На земле уже вечерело, но наверху было светло, и вдруг среди прочих объявлений серебряно выделился голосок стюардессы: “Мон-блан”, “Мон-блан”… Сидящая рядом Алигер спросила, летал ли я прежде этим маршрутом, и, узнав, что нет, уступила мне свое место у иллюминатора (“как благородный человек”, – уточнила она), чтобы я мог увидеть озаренные закатом Альпы и их знаменитую вершину. А потом быстро стемнело, мы летели в полном мраке, пока не раскрылся под нами переполненный огнями Рим.

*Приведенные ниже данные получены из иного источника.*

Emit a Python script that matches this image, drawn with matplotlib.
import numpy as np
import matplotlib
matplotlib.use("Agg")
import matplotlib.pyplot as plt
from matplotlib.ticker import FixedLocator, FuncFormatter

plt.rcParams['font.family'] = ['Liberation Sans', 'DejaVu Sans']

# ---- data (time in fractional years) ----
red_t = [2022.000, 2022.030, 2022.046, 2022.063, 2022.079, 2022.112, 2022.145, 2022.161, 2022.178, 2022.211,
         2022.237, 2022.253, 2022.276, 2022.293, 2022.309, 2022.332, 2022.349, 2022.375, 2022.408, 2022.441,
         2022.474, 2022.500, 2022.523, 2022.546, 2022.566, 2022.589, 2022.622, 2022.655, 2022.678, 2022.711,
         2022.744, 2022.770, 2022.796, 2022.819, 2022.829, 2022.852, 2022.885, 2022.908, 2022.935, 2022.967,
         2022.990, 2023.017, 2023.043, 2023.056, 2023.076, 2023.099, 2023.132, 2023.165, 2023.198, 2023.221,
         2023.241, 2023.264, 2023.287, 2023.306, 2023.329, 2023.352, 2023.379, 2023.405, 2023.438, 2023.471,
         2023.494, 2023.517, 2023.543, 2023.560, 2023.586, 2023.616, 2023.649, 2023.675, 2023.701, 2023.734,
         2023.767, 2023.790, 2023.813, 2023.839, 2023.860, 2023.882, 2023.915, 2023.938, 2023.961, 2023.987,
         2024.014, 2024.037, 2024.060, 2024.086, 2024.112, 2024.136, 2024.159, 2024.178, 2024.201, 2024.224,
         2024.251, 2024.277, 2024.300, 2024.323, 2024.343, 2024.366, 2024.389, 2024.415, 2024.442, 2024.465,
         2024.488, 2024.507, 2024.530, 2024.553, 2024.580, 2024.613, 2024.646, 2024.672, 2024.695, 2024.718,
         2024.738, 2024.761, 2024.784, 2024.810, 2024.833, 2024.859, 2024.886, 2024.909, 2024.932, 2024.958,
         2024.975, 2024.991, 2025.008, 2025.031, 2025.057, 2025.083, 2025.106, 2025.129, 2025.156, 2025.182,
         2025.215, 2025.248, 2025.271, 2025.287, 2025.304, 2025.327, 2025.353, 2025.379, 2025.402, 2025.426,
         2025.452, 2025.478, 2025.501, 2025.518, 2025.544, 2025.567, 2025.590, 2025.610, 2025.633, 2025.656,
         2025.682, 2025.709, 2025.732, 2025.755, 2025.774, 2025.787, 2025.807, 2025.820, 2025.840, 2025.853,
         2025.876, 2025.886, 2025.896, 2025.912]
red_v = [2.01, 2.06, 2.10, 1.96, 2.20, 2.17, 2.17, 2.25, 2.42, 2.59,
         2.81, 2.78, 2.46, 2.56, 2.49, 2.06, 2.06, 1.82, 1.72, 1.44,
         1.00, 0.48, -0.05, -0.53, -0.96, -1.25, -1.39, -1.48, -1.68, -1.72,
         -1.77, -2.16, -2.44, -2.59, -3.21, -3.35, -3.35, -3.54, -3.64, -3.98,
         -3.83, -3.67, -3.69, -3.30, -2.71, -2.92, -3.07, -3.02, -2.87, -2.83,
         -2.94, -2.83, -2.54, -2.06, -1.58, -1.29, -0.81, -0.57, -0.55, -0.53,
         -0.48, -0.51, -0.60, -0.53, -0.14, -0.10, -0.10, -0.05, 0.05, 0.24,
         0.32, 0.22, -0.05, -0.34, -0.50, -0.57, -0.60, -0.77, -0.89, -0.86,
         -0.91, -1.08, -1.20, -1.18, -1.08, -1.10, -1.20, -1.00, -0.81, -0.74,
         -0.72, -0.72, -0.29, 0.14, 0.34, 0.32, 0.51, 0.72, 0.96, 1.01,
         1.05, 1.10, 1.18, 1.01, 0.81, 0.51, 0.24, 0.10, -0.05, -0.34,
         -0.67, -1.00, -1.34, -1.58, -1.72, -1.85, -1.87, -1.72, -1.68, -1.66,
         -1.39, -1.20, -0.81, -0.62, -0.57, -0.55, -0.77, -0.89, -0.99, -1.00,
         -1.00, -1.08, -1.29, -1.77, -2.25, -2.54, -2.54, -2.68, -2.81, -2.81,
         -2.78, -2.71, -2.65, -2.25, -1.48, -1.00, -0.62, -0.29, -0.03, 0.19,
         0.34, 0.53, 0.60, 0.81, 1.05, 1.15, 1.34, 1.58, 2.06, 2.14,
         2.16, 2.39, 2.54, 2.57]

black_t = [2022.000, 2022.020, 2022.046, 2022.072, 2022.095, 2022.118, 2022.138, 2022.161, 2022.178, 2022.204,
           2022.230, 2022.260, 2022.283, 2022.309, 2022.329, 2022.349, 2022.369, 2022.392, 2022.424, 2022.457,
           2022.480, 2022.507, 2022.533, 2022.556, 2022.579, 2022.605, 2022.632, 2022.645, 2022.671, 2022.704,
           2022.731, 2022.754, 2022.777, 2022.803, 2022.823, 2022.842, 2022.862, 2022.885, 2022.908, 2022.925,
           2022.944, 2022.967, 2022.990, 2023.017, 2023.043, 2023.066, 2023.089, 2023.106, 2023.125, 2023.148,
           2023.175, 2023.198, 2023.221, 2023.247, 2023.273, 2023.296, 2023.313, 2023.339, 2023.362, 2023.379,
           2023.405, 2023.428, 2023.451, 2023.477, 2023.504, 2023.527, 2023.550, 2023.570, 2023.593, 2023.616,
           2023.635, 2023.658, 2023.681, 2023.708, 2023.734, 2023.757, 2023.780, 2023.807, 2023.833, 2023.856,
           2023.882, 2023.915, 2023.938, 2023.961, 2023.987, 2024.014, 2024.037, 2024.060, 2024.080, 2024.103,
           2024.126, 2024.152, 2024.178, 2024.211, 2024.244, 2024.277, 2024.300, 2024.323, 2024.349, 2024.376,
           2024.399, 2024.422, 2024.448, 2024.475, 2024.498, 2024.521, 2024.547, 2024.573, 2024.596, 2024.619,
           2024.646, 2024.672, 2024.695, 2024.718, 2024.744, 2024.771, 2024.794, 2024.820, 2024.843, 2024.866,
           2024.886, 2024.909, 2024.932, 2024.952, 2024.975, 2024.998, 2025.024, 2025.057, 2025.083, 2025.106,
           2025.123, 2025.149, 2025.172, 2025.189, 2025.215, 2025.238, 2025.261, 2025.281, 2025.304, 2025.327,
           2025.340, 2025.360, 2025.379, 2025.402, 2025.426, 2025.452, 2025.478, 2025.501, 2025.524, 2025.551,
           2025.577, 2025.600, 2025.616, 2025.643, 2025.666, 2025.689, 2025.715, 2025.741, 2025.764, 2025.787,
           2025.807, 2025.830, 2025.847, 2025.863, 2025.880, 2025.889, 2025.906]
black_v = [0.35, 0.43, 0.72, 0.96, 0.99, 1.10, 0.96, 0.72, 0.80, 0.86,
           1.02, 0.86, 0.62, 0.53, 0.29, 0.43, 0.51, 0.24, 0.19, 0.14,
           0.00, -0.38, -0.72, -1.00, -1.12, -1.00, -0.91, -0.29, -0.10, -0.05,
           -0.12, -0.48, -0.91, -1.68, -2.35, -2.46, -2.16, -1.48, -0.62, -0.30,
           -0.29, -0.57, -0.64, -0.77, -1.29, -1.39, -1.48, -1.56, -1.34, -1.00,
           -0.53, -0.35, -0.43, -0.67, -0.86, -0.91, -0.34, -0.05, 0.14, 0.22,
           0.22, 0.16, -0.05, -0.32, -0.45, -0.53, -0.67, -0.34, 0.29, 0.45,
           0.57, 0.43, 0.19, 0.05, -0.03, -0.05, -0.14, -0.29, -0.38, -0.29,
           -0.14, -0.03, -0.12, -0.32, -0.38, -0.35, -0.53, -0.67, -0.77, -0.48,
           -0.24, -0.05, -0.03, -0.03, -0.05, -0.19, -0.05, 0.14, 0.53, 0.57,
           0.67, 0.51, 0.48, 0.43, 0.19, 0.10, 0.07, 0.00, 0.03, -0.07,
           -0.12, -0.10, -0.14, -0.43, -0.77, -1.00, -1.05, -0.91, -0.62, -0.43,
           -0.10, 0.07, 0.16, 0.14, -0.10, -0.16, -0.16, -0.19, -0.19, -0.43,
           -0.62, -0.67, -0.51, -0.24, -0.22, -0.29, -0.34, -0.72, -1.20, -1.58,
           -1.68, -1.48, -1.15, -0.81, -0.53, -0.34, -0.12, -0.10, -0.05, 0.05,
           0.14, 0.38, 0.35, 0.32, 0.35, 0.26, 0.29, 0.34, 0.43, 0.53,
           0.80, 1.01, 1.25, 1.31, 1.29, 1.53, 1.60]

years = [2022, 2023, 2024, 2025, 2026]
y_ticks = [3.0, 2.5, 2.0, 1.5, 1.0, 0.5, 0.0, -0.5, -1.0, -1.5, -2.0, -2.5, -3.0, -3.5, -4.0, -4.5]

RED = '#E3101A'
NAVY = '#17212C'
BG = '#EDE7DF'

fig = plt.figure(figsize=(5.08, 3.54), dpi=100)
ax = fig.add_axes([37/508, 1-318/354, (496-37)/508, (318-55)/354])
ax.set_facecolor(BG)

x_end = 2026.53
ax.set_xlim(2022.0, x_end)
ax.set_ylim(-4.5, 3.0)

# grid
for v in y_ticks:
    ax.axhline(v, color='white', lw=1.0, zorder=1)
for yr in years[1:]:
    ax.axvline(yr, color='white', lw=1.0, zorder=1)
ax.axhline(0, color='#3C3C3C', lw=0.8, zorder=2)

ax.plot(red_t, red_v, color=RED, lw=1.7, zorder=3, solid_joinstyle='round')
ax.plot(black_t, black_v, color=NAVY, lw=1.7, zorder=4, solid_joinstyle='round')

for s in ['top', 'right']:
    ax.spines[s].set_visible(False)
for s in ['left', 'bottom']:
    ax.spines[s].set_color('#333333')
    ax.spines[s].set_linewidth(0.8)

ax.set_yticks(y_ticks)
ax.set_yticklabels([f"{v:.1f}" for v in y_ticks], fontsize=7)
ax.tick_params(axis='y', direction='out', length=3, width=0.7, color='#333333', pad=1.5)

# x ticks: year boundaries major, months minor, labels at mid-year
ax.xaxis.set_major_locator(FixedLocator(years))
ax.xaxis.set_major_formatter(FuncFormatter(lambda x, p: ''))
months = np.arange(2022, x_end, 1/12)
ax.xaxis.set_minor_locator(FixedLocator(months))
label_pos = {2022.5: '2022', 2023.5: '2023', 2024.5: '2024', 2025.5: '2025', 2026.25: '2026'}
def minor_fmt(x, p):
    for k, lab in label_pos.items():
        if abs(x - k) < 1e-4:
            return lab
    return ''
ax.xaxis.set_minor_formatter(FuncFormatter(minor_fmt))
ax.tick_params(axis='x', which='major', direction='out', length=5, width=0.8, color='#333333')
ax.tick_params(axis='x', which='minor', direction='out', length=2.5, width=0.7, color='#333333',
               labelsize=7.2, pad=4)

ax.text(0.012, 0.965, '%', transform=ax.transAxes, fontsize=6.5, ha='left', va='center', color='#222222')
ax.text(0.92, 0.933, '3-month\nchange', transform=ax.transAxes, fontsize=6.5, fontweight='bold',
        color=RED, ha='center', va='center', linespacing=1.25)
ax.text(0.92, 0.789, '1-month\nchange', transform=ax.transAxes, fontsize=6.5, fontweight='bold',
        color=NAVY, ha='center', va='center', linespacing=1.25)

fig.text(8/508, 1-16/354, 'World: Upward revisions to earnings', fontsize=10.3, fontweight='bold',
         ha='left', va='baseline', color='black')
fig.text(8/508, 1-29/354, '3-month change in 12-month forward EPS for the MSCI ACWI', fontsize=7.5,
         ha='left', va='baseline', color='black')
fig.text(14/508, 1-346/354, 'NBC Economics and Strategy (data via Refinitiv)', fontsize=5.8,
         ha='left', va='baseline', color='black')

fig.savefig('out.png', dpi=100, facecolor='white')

Когда мы с Инной побросали в номере вещи и спустились ужинать, было не слишком поздно. Мы посмотрели друг на друга и одновременно рассмеялись, таким нереальным показался нам прожитый день.
* * *
Осенью 1987 года, объявленного ЮНЕСКО годом Пушкина во всем мире, я побывал на одноименном симпозиуме в Милане. Состав нашей делегации: Н. Томашевский, Н. Эйдельман, Р. Хлодовский и я. Остальные все были профессора, русисты и слависты из различных итальянских университетов и из других стран. Они выступали с докладами: “Пушкин – и то-то и то-то”. Были там и наши молодые женщины-филологи, вышедшие замуж в Италию, они тоже мило лопотали что-то. Меня председательствующий Ж. Нива представил: “Это человек не университетский”. То есть практик, что ли.
А руководил всем очаровательный профессор Эридано Боццарелли, внимательный и трогательный; его у нас хорошо знают.